WRITTEN REQUEST: No pictures belong in the copy; return exactly the lines from the one with "Reproduce this diagram with TikZ." through the one with "fill=viewyellow] (vl) at", both ends included, and nothing else.

RECORDS FOR THE EXERCISE:
-.-.-

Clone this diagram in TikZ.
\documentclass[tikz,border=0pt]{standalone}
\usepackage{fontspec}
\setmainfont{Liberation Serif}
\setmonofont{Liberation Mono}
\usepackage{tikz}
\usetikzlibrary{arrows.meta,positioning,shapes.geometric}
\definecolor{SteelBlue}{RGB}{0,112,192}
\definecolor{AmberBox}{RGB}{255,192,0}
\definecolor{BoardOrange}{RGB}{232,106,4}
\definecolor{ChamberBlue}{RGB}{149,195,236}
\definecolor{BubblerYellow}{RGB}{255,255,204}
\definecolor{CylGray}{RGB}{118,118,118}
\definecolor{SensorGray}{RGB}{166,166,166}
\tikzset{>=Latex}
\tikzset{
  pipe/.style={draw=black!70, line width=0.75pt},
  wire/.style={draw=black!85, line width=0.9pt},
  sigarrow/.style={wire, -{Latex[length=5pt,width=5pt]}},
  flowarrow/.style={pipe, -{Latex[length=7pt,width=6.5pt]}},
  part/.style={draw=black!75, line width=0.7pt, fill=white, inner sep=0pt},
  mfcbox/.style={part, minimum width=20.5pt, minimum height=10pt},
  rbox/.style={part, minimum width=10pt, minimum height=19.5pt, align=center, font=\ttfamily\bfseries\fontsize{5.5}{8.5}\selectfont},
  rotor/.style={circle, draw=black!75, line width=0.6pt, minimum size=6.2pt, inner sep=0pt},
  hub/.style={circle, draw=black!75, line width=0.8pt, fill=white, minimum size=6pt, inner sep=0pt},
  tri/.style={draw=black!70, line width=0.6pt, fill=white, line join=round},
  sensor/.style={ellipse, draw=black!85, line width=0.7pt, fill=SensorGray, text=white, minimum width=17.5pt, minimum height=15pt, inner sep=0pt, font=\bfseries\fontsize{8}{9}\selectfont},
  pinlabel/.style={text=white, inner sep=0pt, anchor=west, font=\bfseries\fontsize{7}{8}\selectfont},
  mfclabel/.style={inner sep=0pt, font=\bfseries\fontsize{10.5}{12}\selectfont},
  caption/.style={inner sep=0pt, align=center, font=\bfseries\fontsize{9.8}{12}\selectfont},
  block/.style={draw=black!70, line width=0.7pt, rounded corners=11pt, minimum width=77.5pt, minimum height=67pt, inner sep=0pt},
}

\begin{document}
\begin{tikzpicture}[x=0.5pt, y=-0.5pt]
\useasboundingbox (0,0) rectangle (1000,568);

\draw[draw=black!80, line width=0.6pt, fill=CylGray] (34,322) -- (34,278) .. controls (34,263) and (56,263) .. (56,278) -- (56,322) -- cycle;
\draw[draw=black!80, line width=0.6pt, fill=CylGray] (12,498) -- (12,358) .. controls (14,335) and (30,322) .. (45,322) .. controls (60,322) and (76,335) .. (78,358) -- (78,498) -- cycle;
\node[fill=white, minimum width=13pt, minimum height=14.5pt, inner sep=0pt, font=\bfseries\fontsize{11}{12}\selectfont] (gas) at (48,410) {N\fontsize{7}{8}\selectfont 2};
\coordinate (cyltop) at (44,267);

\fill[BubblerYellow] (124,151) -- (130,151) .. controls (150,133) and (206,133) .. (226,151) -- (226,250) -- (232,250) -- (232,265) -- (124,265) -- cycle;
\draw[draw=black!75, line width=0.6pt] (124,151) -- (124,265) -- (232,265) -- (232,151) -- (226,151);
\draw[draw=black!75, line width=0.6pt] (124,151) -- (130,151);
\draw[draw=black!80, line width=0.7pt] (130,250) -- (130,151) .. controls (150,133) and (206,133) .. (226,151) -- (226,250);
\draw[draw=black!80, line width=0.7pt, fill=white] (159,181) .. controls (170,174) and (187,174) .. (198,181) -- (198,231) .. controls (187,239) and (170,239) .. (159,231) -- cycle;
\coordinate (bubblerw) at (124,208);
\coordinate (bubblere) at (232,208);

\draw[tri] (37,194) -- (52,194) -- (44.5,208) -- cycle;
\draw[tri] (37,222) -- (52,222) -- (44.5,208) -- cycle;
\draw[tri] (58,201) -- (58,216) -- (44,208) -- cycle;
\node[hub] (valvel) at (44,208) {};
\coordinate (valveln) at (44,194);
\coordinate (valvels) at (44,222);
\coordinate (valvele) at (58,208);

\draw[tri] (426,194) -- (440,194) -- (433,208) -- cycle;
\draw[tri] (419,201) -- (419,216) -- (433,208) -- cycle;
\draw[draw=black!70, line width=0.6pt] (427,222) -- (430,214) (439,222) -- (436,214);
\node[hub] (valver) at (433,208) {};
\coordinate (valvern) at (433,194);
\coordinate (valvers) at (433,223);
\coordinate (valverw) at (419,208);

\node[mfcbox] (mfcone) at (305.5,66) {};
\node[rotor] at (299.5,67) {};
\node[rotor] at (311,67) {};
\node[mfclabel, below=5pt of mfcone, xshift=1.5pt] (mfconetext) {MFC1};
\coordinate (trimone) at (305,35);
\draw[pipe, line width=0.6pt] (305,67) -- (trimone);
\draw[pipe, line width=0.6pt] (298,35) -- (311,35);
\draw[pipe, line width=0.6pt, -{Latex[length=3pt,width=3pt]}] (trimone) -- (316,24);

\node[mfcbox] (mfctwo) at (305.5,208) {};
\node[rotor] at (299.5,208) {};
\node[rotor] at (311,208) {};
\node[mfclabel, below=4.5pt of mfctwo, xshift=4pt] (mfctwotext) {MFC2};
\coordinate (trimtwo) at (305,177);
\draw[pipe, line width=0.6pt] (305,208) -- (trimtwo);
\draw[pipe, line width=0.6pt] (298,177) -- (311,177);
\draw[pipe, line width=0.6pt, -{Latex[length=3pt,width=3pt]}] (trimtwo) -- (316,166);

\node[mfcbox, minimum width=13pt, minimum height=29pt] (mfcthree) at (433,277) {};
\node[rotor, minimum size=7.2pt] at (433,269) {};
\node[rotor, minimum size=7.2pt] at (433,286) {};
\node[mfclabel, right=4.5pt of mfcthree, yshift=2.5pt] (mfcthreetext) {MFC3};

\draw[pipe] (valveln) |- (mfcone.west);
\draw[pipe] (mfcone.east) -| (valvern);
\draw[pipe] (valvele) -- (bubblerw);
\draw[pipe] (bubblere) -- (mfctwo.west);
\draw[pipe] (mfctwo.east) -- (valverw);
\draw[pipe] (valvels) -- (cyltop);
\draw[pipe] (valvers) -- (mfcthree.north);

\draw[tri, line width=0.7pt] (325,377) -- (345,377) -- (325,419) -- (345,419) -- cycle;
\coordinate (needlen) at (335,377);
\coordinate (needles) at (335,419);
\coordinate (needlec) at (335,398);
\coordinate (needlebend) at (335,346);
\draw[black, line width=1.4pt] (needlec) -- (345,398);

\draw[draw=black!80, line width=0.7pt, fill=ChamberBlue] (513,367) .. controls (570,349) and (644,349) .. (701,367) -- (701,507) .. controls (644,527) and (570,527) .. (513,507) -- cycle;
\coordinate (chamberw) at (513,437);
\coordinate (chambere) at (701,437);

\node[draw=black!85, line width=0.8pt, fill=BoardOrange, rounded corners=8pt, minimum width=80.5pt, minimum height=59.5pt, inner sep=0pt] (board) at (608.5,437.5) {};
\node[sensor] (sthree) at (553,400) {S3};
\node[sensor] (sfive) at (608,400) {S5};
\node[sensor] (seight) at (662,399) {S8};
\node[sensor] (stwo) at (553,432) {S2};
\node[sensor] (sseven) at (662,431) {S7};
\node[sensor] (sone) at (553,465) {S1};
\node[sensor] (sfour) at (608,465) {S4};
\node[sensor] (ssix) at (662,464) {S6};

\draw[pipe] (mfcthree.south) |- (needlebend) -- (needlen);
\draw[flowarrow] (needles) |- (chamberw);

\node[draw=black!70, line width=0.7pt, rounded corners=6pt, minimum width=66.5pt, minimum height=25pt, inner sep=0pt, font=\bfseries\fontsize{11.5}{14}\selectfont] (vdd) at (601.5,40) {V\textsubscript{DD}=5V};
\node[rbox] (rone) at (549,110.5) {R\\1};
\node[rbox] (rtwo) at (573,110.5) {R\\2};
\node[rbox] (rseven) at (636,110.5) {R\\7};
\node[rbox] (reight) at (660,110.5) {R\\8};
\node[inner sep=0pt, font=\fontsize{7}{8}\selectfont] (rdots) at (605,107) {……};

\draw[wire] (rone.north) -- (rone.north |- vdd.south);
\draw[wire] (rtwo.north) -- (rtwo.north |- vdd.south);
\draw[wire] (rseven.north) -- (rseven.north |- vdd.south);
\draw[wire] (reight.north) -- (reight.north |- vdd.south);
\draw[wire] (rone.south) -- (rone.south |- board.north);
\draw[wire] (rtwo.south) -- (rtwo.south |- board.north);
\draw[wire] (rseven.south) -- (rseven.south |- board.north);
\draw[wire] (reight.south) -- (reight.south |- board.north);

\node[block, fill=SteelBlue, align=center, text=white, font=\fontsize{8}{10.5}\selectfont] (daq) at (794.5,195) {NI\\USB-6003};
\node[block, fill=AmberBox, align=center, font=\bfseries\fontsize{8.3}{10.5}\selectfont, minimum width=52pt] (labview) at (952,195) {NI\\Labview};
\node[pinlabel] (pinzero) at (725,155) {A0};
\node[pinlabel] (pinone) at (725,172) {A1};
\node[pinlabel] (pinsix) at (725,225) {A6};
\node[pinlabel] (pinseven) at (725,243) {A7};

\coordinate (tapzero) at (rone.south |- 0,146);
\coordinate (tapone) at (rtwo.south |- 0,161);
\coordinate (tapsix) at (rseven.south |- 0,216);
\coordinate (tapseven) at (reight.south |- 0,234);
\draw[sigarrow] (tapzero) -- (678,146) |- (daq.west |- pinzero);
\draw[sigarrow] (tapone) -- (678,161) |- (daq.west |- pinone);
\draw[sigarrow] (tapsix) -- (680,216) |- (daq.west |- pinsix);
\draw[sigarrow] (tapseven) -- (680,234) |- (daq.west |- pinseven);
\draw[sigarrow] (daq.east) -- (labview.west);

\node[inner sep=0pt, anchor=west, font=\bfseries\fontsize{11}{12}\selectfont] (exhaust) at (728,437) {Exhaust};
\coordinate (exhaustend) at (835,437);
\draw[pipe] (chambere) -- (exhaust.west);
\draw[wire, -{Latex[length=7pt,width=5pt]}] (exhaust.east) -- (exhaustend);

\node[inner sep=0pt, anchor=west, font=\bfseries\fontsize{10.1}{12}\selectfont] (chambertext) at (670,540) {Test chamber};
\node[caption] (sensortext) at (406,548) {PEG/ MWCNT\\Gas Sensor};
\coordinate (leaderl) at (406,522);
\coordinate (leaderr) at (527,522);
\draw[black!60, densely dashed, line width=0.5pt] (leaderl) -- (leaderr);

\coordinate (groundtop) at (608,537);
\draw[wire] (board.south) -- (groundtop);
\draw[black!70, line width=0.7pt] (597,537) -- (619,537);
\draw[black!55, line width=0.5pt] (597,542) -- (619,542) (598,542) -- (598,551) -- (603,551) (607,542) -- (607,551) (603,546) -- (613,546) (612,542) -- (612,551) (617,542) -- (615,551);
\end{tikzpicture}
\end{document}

-.-.-

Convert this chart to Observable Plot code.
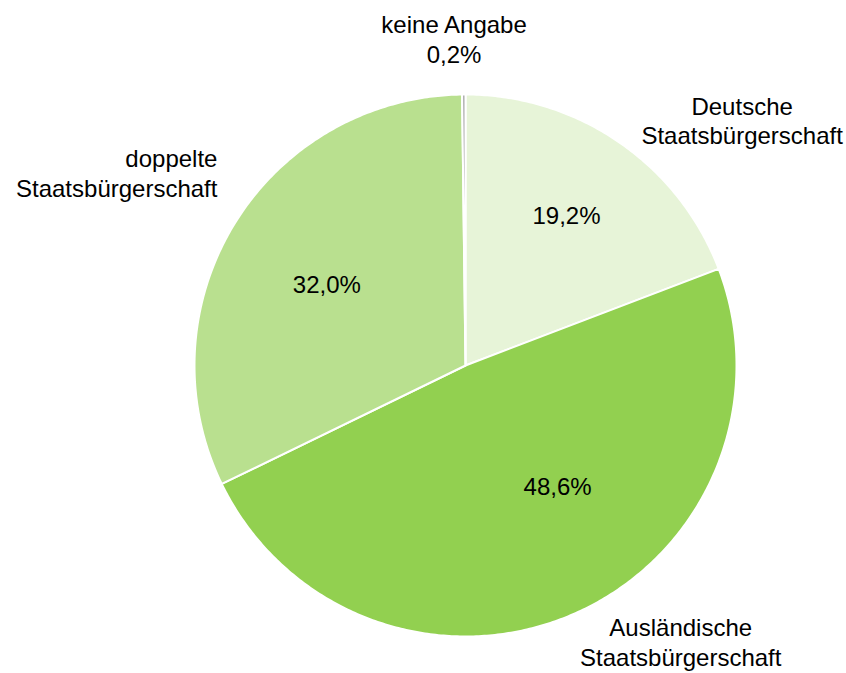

-.-.-

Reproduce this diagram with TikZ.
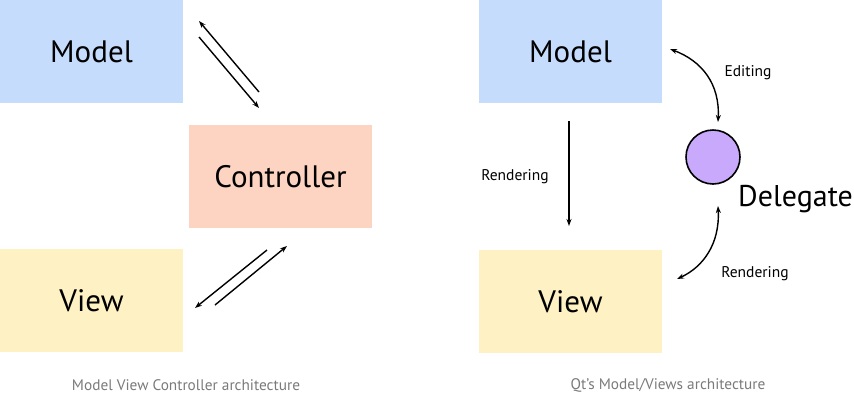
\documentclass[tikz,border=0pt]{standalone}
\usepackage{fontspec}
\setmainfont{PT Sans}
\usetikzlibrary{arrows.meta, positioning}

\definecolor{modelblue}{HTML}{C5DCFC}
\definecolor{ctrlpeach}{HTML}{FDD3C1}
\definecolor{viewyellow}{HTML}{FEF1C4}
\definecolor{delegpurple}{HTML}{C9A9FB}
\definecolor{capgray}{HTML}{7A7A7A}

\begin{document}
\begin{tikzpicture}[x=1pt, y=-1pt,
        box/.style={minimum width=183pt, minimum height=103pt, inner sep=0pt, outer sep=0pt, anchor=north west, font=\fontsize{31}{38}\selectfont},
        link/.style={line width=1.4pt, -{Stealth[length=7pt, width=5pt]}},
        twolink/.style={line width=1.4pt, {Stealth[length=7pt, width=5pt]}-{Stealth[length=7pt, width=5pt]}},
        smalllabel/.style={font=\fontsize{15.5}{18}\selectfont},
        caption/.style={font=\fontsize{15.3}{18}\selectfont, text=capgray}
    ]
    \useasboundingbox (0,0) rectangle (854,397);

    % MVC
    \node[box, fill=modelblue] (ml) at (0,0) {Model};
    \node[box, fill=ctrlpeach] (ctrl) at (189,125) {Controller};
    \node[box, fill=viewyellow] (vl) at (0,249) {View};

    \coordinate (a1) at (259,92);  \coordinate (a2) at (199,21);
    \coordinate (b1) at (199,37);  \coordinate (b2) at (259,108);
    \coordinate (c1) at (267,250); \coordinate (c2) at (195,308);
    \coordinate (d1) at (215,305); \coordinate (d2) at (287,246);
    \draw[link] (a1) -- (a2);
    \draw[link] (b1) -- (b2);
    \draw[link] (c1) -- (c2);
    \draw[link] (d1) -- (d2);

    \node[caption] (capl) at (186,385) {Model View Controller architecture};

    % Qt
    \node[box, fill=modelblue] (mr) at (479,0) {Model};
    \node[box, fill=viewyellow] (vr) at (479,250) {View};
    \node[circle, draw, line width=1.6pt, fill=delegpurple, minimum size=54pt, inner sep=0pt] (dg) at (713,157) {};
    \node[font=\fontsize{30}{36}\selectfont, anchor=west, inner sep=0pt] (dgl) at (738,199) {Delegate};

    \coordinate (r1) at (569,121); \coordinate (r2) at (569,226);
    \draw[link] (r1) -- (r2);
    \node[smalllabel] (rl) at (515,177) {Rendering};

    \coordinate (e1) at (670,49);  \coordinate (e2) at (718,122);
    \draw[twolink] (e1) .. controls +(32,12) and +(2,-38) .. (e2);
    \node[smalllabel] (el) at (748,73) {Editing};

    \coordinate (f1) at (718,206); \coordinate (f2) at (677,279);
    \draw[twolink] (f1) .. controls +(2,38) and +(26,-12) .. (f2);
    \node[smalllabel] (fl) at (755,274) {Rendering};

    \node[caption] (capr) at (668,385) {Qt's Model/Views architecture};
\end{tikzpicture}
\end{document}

-.-.-

CORRECT OUTPUT:
Reproduce this diagram with TikZ.
\documentclass[tikz,border=0pt]{standalone}
\usepackage{fontspec}
\setmainfont{PT Sans}
\usetikzlibrary{arrows.meta, positioning}

\definecolor{modelblue}{HTML}{C5DCFC}
\definecolor{ctrlpeach}{HTML}{FDD3C1}
\definecolor{viewyellow}{HTML}{FEF1C4}
\definecolor{delegpurple}{HTML}{C9A9FB}
\definecolor{capgray}{HTML}{7A7A7A}

\begin{document}
\begin{tikzpicture}[x=1pt, y=-1pt,
        box/.style={minimum width=183pt, minimum height=103pt, inner sep=0pt, outer sep=0pt, anchor=north west, font=\fontsize{31}{38}\selectfont},
        link/.style={line width=1.4pt, -{Stealth[length=7pt, width=5pt]}},
        twolink/.style={line width=1.4pt, {Stealth[length=7pt, width=5pt]}-{Stealth[length=7pt, width=5pt]}},
        smalllabel/.style={font=\fontsize{15.5}{18}\selectfont},
        caption/.style={font=\fontsize{15.3}{18}\selectfont, text=capgray}
    ]
    \useasboundingbox (0,0) rectangle (854,397);

    % MVC
    \node[box, fill=modelblue] (ml) at (0,0) {Model};
    \node[box, fill=ctrlpeach] (ctrl) at (189,125) {Controller};
    \node[box, fill=viewyellow] (vl) at (0,249) {View};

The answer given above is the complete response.